Three out of four drivers in America believe that using hands-free technology like Siri is a safer way to cruise the highway than fiddling with buttons and knobs, but a surprising study from AAA found that using Siri on the road is actually dangerously distracting.
The AAA Foundation for Traffic Safety tested the distraction levels of a number of hands-free solutions from auto-manufacturers that allow drivers to compose messages, change the radio, and navigate complex menus with voice commands, and found that trying to chat with Siri while driving is more distracting that composing a text.

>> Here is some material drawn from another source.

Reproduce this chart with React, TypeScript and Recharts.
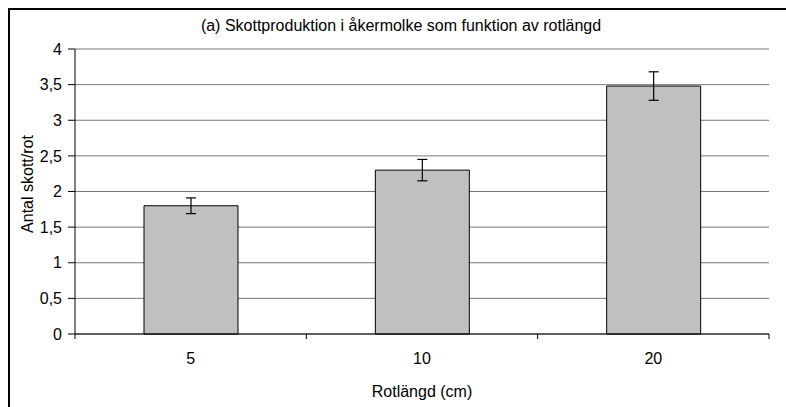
import { BarChart, Bar, XAxis, YAxis, CartesianGrid, ErrorBar } from 'recharts'

const lengths = ['5', '10', '20']
const shoots = [1.8, 2.3, 3.48]
const shootErr = [0.11, 0.15, 0.2]
const yTicks = [0, 0.5, 1, 1.5, 2, 2.5, 3, 3.5, 4]

const data = lengths.map((l, i) => ({ length: l, shoots: shoots[i], err: shootErr[i] }))

const FONT = '"Liberation Sans", Arial, sans-serif'
const FS = 16
const fmt = (v: number) => String(v).replace('.', ',')

function XTick(props: any) {
  const { x, y, payload, index, width, visibleTicksCount } = props
  const half = width / visibleTicksCount / 2
  return (
    <g>
      <line x1={x - half} y1={y} x2={x - half} y2={y + 5} stroke="#000" />
      {index === visibleTicksCount - 1 && (
        <line x1={x + half} y1={y} x2={x + half} y2={y + 5} stroke="#000" />
      )}
      <text x={x} y={y + 30} textAnchor="middle" fontSize={FS} fontFamily={FONT} fill="#000">
        {payload.value}
      </text>
    </g>
  )
}

export default function App() {
  return (
    <div style={{ position: 'fixed', left: 0, top: 0, width: 786, height: 407, overflow: 'hidden', background: '#fff' }}>
      <div
        style={{
          position: 'absolute', left: 8, top: 8, width: 800, height: 420,
          borderTop: '2px solid #000', borderLeft: '2px solid #000',
        }}
      />
      <div
        style={{
          position: 'absolute', left: 0, width: 802, top: 17, textAlign: 'center',
          fontFamily: FONT, fontSize: FS, color: '#000',
        }}
      >
        (a) Skottproduktion i åkermolke som funktion av rotlängd
      </div>
      <BarChart
        width={786}
        height={407}
        data={data}
        margin={{ top: 49, right: 17, bottom: 0, left: 0 }}
        style={{ position: 'absolute', left: 0, top: 0 }}
      >
        <CartesianGrid yAxisId="left" vertical={false} stroke="#777" />
        <XAxis
          dataKey="length"
          height={73}
          tickLine={false}
          tickSize={0}
          tickMargin={0}
          stroke="#000"
          tick={<XTick />}
          label={(p: any) => (
            <text x={p.viewBox.x + p.viewBox.width / 2} y={397} textAnchor="middle" fontSize={FS} fontFamily={FONT} fill="#000">
              Rotlängd (cm)
            </text>
          )}
        />
        <YAxis
          yAxisId="left"
          width={75}
          domain={[0, 4]}
          ticks={yTicks}
          tickFormatter={fmt}
          tickSize={7}
          tickMargin={6}
          stroke="#000"
          tick={{ fill: '#000', fontSize: FS, fontFamily: FONT }}
          label={() => (
            <text x={33} y={184} transform="rotate(-90 33 184)" textAnchor="middle" fontSize={FS} fontFamily={FONT} fill="#000">
              Antal skott/rot
            </text>
          )}
        />
        <YAxis yAxisId="right" orientation="right" width={0} domain={[0, 4]} tick={false} tickLine={false} stroke="#808080" />
        <Bar yAxisId="left" dataKey="shoots" fill="#c0c0c0" stroke="#000" barSize={94} isAnimationActive={false}>
          <ErrorBar dataKey="err" width={5} stroke="#000" strokeWidth={1.2} />
        </Bar>
      </BarChart>
    </div>
  )
}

“Researchers used the same metrics to measure a broader range of tasks including using social media, sending texts and updating calendars. The research uncovered that hands- and eyes-free use of Apple’s Siri generated a relatively high category 4 level of mental distraction.”

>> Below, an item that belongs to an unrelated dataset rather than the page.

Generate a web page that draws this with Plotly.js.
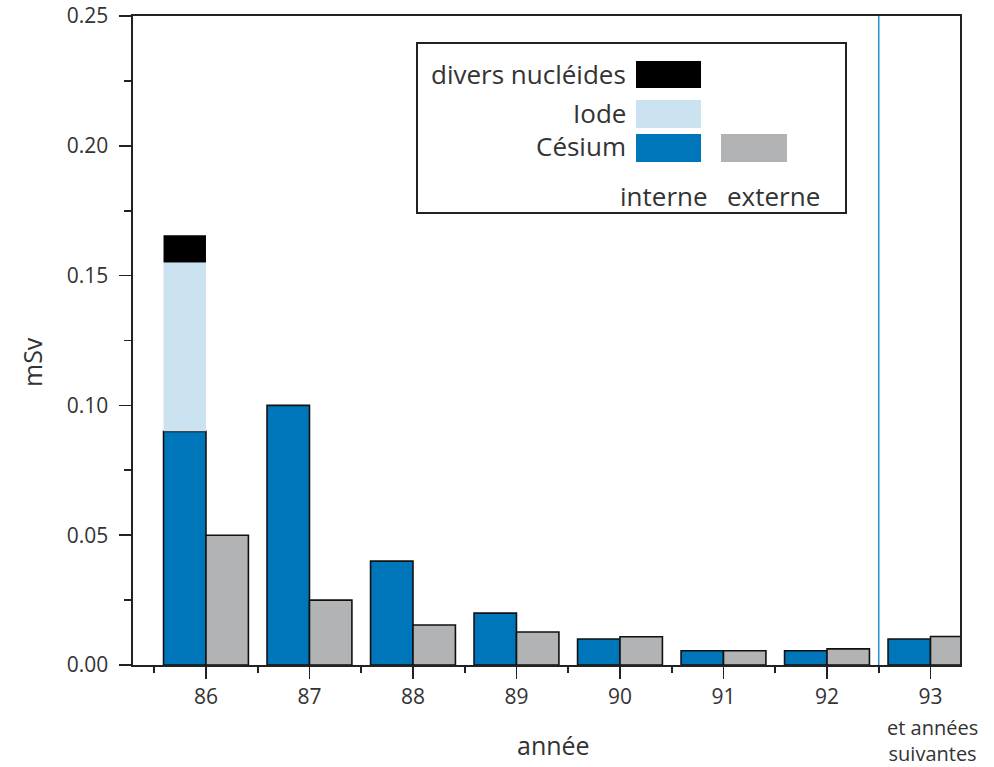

Apple’s iOS 7 version of Siri was used in the study, which was conducted before the release of iOS 8. CarPlay also received no testing time, likely due to its limited availability in 2014, unless you’re in the market for a Ferrari. Other car systems tested included Chevrolet MyLink, Hyundai Blue Link, Chrysler Uconnect, Ford SYNC with MyFord Touch, Mercedes COMAND, Toyota’s Entune, all of which scored lower on the distraction scale than Siri.
To make a truly hands-free version of Siri, AAA talked to Apple’s technical staff and customized Siri to be completely hands and eyes free by using a lapel microphone, and the “Hello Siri” command to manually activate an iPhone 5. This allowed the driver to never look at, or touch the iPhone during interactions.

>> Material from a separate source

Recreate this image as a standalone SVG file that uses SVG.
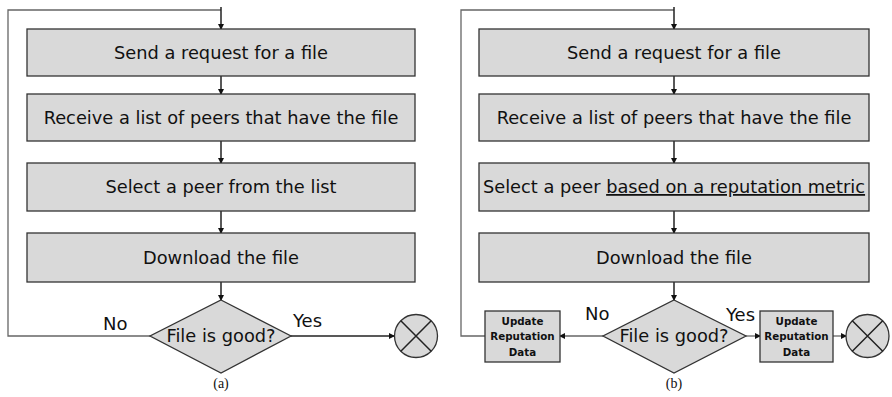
<svg xmlns="http://www.w3.org/2000/svg" width="892" height="397" viewBox="0 0 892 397">
<style>
.box{fill:#d9d9d9;stroke:#333;stroke-width:1.3}
.t{font-family:"DejaVu Sans",sans-serif;font-size:17.8px;fill:#111;text-anchor:middle}
.s{font-family:"DejaVu Sans",sans-serif;font-size:10.3px;font-weight:bold;fill:#111;text-anchor:middle}
.lab{font-family:"DejaVu Sans",sans-serif;font-size:18px;fill:#111}
.cap{font-family:"Liberation Serif",serif;font-size:14px;fill:#111;text-anchor:middle}
.ln{fill:none;stroke:#222;stroke-width:1.5}
.lg{fill:none;stroke:#666;stroke-width:1.3}
</style>
<defs>
<marker id="ah" markerWidth="6" markerHeight="6" refX="5" refY="3" orient="auto" markerUnits="userSpaceOnUse">
<path d="M0,0 L6,3 L0,6 z" fill="#111"/>
</marker>
</defs>
<g id="connectors">
<path class="lg" d="M150,336 H8 V10 H221"/>
<path class="ln" d="M221,7 V29" marker-end="url(#ah)"/>
<path class="ln" d="M221,76 V94" marker-end="url(#ah)"/>
<path class="ln" d="M221,141 V163" marker-end="url(#ah)"/>
<path class="ln" d="M221,211 V233" marker-end="url(#ah)"/>
<path class="ln" d="M221,282 V300" marker-end="url(#ah)"/>
<path class="ln" d="M291,336 H394" marker-end="url(#ah)"/>
<path class="lg" d="M485,336 H461 V10 H674"/>
<path class="ln" d="M674,7 V29" marker-end="url(#ah)"/>
<path class="ln" d="M674,76 V94" marker-end="url(#ah)"/>
<path class="ln" d="M674,141 V163" marker-end="url(#ah)"/>
<path class="ln" d="M674,211 V233" marker-end="url(#ah)"/>
<path class="ln" d="M674,282 V300" marker-end="url(#ah)"/>
<path class="lg" d="M603,336 H560" marker-end="url(#ah)"/>
<path class="lg" d="M746,336 H760" marker-end="url(#ah)"/>
<path class="lg" d="M833,336 H846" marker-end="url(#ah)"/>
</g>
<g id="a-send"><rect class="box" x="27" y="29" width="388" height="47"/><text class="t" x="221" y="59">Send a request for a file</text></g>
<g id="a-receive"><rect class="box" x="27" y="94" width="388" height="47"/><text class="t" x="221" y="124">Receive a list of peers that have the file</text></g>
<g id="a-select"><rect class="box" x="27" y="163" width="388" height="48"/><text class="t" x="221" y="193">Select a peer from the list</text></g>
<g id="a-download"><rect class="box" x="27" y="233" width="388" height="49"/><text class="t" x="221" y="264">Download the file</text></g>
<g id="a-decision"><path class="box" d="M221,300 L291,336 L221,373 L150,336 z"/><text class="t" x="221" y="342">File is good?</text></g>
<g id="a-end"><circle class="box" cx="416" cy="336" r="21.5"/><path class="ln" stroke-width="1.2" d="M400.8,320.8 L431.2,351.2 M431.2,320.8 L400.8,351.2"/></g>
<text class="lab" x="103" y="330">No</text>
<text class="lab" x="293" y="327">Yes</text>
<text class="cap" x="221" y="388">(a)</text>

<g id="b-send"><rect class="box" x="479" y="29" width="390" height="47"/><text class="t" x="674" y="59">Send a request for a file</text></g>
<g id="b-receive"><rect class="box" x="479" y="94" width="390" height="47"/><text class="t" x="674" y="124">Receive a list of peers that have the file</text></g>
<g id="b-select"><rect class="box" x="479" y="163" width="390" height="48"/><text class="t" x="674" y="193">Select a peer <tspan text-decoration="underline">based on a reputation metric</tspan></text></g>
<g id="b-download"><rect class="box" x="479" y="233" width="390" height="49"/><text class="t" x="674" y="264">Download the file</text></g>
<g id="b-decision"><path class="box" d="M674,300 L746,336 L674,373 L603,336 z"/><text class="t" x="674" y="342">File is good?</text></g>
<g id="b-update-no"><rect class="box" x="485" y="311" width="75" height="51"/><text class="s" x="522.5" y="325">Update</text><text class="s" x="522.5" y="340">Reputation</text><text class="s" x="522.5" y="356">Data</text></g>
<g id="b-update-yes"><rect class="box" x="760" y="311" width="73" height="51"/><text class="s" x="796.5" y="325">Update</text><text class="s" x="796.5" y="340">Reputation</text><text class="s" x="796.5" y="356">Data</text></g>
<g id="b-end"><circle class="box" cx="867.5" cy="336" r="21.5"/><path class="ln" stroke-width="1.2" d="M852.3,320.8 L882.7,351.2 M882.7,320.8 L852.3,351.2"/></g>
<text class="lab" x="585" y="320">No</text>
<text class="lab" x="726" y="321">Yes</text>
<text class="cap" x="674" y="388">(b)</text>
</svg>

The distraction tests were conducted by Dr. David Strayer and researchers at the University of Utah, who used heart-rate monitors and other equipment designed to measure reaction times, and ranked the most common voice-activation features based on how distracting they are. Unfortunately for Apple, Siri ranked highest.
AAA encourages drivers to limit their use of voice-based technology to decrease distraction. The company is still optimistic about future solutions though, and says developers should improve their designs to be less complicated, more accurate and easier to use.